__DATA EXCERPT__:
┌──
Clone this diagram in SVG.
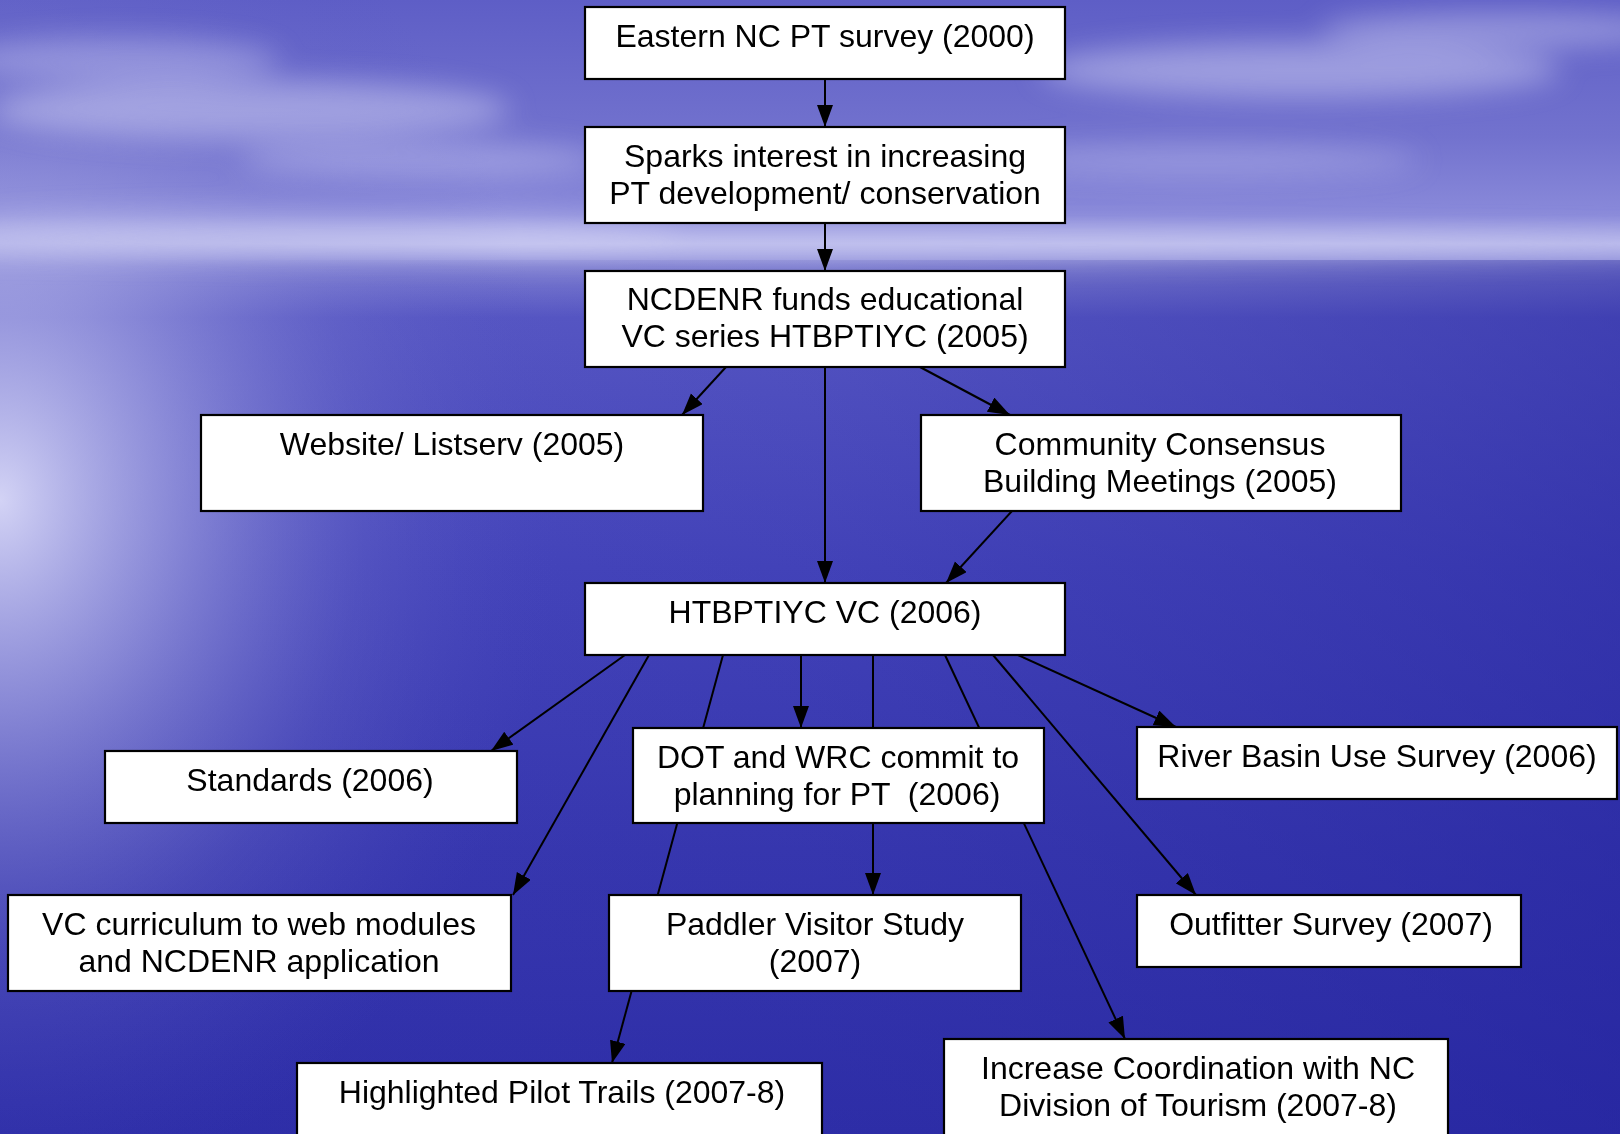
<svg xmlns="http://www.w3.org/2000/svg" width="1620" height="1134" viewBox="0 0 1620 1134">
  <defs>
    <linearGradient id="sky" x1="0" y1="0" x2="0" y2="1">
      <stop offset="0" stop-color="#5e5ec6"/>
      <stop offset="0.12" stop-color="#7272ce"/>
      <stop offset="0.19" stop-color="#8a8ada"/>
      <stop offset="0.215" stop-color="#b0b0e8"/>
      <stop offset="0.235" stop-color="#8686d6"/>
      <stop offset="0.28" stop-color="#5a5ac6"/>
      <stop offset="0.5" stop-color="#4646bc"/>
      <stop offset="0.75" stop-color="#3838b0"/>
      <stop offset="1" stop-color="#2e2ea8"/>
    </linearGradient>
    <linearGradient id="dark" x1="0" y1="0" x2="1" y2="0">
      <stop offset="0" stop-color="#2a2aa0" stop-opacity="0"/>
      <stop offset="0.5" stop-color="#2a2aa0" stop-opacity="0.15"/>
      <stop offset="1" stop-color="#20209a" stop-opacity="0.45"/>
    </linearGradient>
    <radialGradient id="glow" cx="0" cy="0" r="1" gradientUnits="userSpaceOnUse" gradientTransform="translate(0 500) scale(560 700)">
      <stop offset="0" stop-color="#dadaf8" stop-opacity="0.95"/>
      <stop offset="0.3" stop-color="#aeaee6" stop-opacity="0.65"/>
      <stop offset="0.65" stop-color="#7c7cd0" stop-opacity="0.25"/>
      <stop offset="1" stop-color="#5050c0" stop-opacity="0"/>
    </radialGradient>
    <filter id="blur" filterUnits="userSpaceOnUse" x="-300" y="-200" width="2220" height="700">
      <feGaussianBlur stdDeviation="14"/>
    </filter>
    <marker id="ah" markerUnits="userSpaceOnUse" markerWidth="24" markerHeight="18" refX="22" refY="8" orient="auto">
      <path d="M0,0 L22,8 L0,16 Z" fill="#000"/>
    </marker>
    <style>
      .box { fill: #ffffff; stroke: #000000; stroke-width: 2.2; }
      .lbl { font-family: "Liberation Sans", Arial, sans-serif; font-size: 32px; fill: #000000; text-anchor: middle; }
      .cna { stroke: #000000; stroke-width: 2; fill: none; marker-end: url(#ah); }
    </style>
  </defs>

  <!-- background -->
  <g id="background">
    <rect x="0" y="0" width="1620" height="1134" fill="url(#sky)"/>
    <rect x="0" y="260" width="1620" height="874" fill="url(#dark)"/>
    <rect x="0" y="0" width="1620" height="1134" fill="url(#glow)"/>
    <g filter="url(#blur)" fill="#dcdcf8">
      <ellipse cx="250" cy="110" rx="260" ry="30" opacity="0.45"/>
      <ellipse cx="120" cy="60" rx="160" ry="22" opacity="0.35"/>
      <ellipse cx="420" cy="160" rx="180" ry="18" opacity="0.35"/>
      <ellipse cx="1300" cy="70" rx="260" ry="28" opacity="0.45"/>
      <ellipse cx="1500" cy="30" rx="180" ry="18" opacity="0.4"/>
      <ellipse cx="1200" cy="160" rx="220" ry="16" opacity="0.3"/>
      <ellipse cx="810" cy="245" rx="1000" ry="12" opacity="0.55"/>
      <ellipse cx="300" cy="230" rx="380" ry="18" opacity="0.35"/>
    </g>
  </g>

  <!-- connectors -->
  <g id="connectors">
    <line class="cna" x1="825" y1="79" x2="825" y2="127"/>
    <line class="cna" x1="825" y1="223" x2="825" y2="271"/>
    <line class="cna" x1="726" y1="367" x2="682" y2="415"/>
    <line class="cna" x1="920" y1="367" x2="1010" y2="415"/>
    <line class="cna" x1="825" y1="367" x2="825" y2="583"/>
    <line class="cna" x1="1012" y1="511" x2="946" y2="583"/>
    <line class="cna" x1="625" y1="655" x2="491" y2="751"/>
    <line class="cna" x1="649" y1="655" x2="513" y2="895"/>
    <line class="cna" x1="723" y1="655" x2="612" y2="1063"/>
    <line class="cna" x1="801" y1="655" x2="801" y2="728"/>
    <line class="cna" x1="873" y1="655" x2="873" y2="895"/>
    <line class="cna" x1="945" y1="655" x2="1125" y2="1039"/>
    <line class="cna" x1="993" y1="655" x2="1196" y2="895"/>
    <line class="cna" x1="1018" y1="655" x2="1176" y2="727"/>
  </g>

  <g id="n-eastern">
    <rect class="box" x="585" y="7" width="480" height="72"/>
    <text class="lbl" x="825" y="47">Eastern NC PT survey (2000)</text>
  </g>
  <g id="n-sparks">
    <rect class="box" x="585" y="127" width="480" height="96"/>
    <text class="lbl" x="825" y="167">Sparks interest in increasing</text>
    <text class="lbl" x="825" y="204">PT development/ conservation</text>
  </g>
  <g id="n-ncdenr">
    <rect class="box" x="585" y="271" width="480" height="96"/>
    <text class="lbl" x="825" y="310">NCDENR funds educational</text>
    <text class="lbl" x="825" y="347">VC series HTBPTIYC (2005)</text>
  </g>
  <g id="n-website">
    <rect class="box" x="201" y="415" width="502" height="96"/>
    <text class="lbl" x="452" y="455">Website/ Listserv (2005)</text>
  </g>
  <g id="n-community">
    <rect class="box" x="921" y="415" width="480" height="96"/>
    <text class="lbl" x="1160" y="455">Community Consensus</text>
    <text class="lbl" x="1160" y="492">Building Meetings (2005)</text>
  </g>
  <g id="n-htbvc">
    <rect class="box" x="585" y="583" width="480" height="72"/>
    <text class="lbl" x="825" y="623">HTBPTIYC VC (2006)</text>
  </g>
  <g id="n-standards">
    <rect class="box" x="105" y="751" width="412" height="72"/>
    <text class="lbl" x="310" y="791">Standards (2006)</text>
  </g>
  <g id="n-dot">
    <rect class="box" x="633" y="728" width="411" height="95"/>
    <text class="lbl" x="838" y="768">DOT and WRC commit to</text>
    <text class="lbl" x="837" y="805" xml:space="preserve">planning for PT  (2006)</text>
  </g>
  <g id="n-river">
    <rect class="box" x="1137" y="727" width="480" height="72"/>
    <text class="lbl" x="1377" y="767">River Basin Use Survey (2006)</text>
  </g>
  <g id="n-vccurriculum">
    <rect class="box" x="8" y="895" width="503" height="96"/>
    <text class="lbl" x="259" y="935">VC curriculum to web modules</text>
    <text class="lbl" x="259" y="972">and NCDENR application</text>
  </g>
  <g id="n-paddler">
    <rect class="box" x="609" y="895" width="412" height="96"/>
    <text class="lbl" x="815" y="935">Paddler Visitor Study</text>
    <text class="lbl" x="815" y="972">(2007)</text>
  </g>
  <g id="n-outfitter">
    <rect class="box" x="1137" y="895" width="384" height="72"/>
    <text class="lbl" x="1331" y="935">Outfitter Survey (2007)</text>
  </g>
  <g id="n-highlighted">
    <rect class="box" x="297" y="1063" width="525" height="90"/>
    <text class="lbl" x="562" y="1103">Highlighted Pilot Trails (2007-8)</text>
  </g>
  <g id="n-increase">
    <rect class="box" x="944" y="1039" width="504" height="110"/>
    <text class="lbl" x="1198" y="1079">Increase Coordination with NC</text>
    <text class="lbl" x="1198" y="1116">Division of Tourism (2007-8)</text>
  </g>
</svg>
└──
Reproduce the data word for word, excluding its pictures.

Clone this diagram in SVG.
<svg xmlns="http://www.w3.org/2000/svg" width="1620" height="1134" viewBox="0 0 1620 1134">
  <defs>
    <linearGradient id="sky" x1="0" y1="0" x2="0" y2="1">
      <stop offset="0" stop-color="#5e5ec6"/>
      <stop offset="0.12" stop-color="#7272ce"/>
      <stop offset="0.19" stop-color="#8a8ada"/>
      <stop offset="0.215" stop-color="#b0b0e8"/>
      <stop offset="0.235" stop-color="#8686d6"/>
      <stop offset="0.28" stop-color="#5a5ac6"/>
      <stop offset="0.5" stop-color="#4646bc"/>
      <stop offset="0.75" stop-color="#3838b0"/>
      <stop offset="1" stop-color="#2e2ea8"/>
    </linearGradient>
    <linearGradient id="dark" x1="0" y1="0" x2="1" y2="0">
      <stop offset="0" stop-color="#2a2aa0" stop-opacity="0"/>
      <stop offset="0.5" stop-color="#2a2aa0" stop-opacity="0.15"/>
      <stop offset="1" stop-color="#20209a" stop-opacity="0.45"/>
    </linearGradient>
    <radialGradient id="glow" cx="0" cy="0" r="1" gradientUnits="userSpaceOnUse" gradientTransform="translate(0 500) scale(560 700)">
      <stop offset="0" stop-color="#dadaf8" stop-opacity="0.95"/>
      <stop offset="0.3" stop-color="#aeaee6" stop-opacity="0.65"/>
      <stop offset="0.65" stop-color="#7c7cd0" stop-opacity="0.25"/>
      <stop offset="1" stop-color="#5050c0" stop-opacity="0"/>
    </radialGradient>
    <filter id="blur" filterUnits="userSpaceOnUse" x="-300" y="-200" width="2220" height="700">
      <feGaussianBlur stdDeviation="14"/>
    </filter>
    <marker id="ah" markerUnits="userSpaceOnUse" markerWidth="24" markerHeight="18" refX="22" refY="8" orient="auto">
      <path d="M0,0 L22,8 L0,16 Z" fill="#000"/>
    </marker>
    <style>
      .box { fill: #ffffff; stroke: #000000; stroke-width: 2.2; }
      .lbl { font-family: "Liberation Sans", Arial, sans-serif; font-size: 32px; fill: #000000; text-anchor: middle; }
      .cna { stroke: #000000; stroke-width: 2; fill: none; marker-end: url(#ah); }
    </style>
  </defs>

  <!-- background -->
  <g id="background">
    <rect x="0" y="0" width="1620" height="1134" fill="url(#sky)"/>
    <rect x="0" y="260" width="1620" height="874" fill="url(#dark)"/>
    <rect x="0" y="0" width="1620" height="1134" fill="url(#glow)"/>
    <g filter="url(#blur)" fill="#dcdcf8">
      <ellipse cx="250" cy="110" rx="260" ry="30" opacity="0.45"/>
      <ellipse cx="120" cy="60" rx="160" ry="22" opacity="0.35"/>
      <ellipse cx="420" cy="160" rx="180" ry="18" opacity="0.35"/>
      <ellipse cx="1300" cy="70" rx="260" ry="28" opacity="0.45"/>
      <ellipse cx="1500" cy="30" rx="180" ry="18" opacity="0.4"/>
      <ellipse cx="1200" cy="160" rx="220" ry="16" opacity="0.3"/>
      <ellipse cx="810" cy="245" rx="1000" ry="12" opacity="0.55"/>
      <ellipse cx="300" cy="230" rx="380" ry="18" opacity="0.35"/>
    </g>
  </g>

  <!-- connectors -->
  <g id="connectors">
    <line class="cna" x1="825" y1="79" x2="825" y2="127"/>
    <line class="cna" x1="825" y1="223" x2="825" y2="271"/>
    <line class="cna" x1="726" y1="367" x2="682" y2="415"/>
    <line class="cna" x1="920" y1="367" x2="1010" y2="415"/>
    <line class="cna" x1="825" y1="367" x2="825" y2="583"/>
    <line class="cna" x1="1012" y1="511" x2="946" y2="583"/>
    <line class="cna" x1="625" y1="655" x2="491" y2="751"/>
    <line class="cna" x1="649" y1="655" x2="513" y2="895"/>
    <line class="cna" x1="723" y1="655" x2="612" y2="1063"/>
    <line class="cna" x1="801" y1="655" x2="801" y2="728"/>
    <line class="cna" x1="873" y1="655" x2="873" y2="895"/>
    <line class="cna" x1="945" y1="655" x2="1125" y2="1039"/>
    <line class="cna" x1="993" y1="655" x2="1196" y2="895"/>
    <line class="cna" x1="1018" y1="655" x2="1176" y2="727"/>
  </g>

  <g id="n-eastern">
    <rect class="box" x="585" y="7" width="480" height="72"/>
    <text class="lbl" x="825" y="47">Eastern NC PT survey (2000)</text>
  </g>
  <g id="n-sparks">
    <rect class="box" x="585" y="127" width="480" height="96"/>
    <text class="lbl" x="825" y="167">Sparks interest in increasing</text>
    <text class="lbl" x="825" y="204">PT development/ conservation</text>
  </g>
  <g id="n-ncdenr">
    <rect class="box" x="585" y="271" width="480" height="96"/>
    <text class="lbl" x="825" y="310">NCDENR funds educational</text>
    <text class="lbl" x="825" y="347">VC series HTBPTIYC (2005)</text>
  </g>
  <g id="n-website">
    <rect class="box" x="201" y="415" width="502" height="96"/>
    <text class="lbl" x="452" y="455">Website/ Listserv (2005)</text>
  </g>
  <g id="n-community">
    <rect class="box" x="921" y="415" width="480" height="96"/>
    <text class="lbl" x="1160" y="455">Community Consensus</text>
    <text class="lbl" x="1160" y="492">Building Meetings (2005)</text>
  </g>
  <g id="n-htbvc">
    <rect class="box" x="585" y="583" width="480" height="72"/>
    <text class="lbl" x="825" y="623">HTBPTIYC VC (2006)</text>
  </g>
  <g id="n-standards">
    <rect class="box" x="105" y="751" width="412" height="72"/>
    <text class="lbl" x="310" y="791">Standards (2006)</text>
  </g>
  <g id="n-dot">
    <rect class="box" x="633" y="728" width="411" height="95"/>
    <text class="lbl" x="838" y="768">DOT and WRC commit to</text>
    <text class="lbl" x="837" y="805" xml:space="preserve">planning for PT  (2006)</text>
  </g>
  <g id="n-river">
    <rect class="box" x="1137" y="727" width="480" height="72"/>
    <text class="lbl" x="1377" y="767">River Basin Use Survey (2006)</text>
  </g>
  <g id="n-vccurriculum">
    <rect class="box" x="8" y="895" width="503" height="96"/>
    <text class="lbl" x="259" y="935">VC curriculum to web modules</text>
    <text class="lbl" x="259" y="972">and NCDENR application</text>
  </g>
  <g id="n-paddler">
    <rect class="box" x="609" y="895" width="412" height="96"/>
    <text class="lbl" x="815" y="935">Paddler Visitor Study</text>
    <text class="lbl" x="815" y="972">(2007)</text>
  </g>
  <g id="n-outfitter">
    <rect class="box" x="1137" y="895" width="384" height="72"/>
    <text class="lbl" x="1331" y="935">Outfitter Survey (2007)</text>
  </g>
  <g id="n-highlighted">
    <rect class="box" x="297" y="1063" width="525" height="90"/>
    <text class="lbl" x="562" y="1103">Highlighted Pilot Trails (2007-8)</text>
  </g>
  <g id="n-increase">
    <rect class="box" x="944" y="1039" width="504" height="110"/>
    <text class="lbl" x="1198" y="1079">Increase Coordination with NC</text>
    <text class="lbl" x="1198" y="1116">Division of Tourism (2007-8)</text>
  </g>
</svg>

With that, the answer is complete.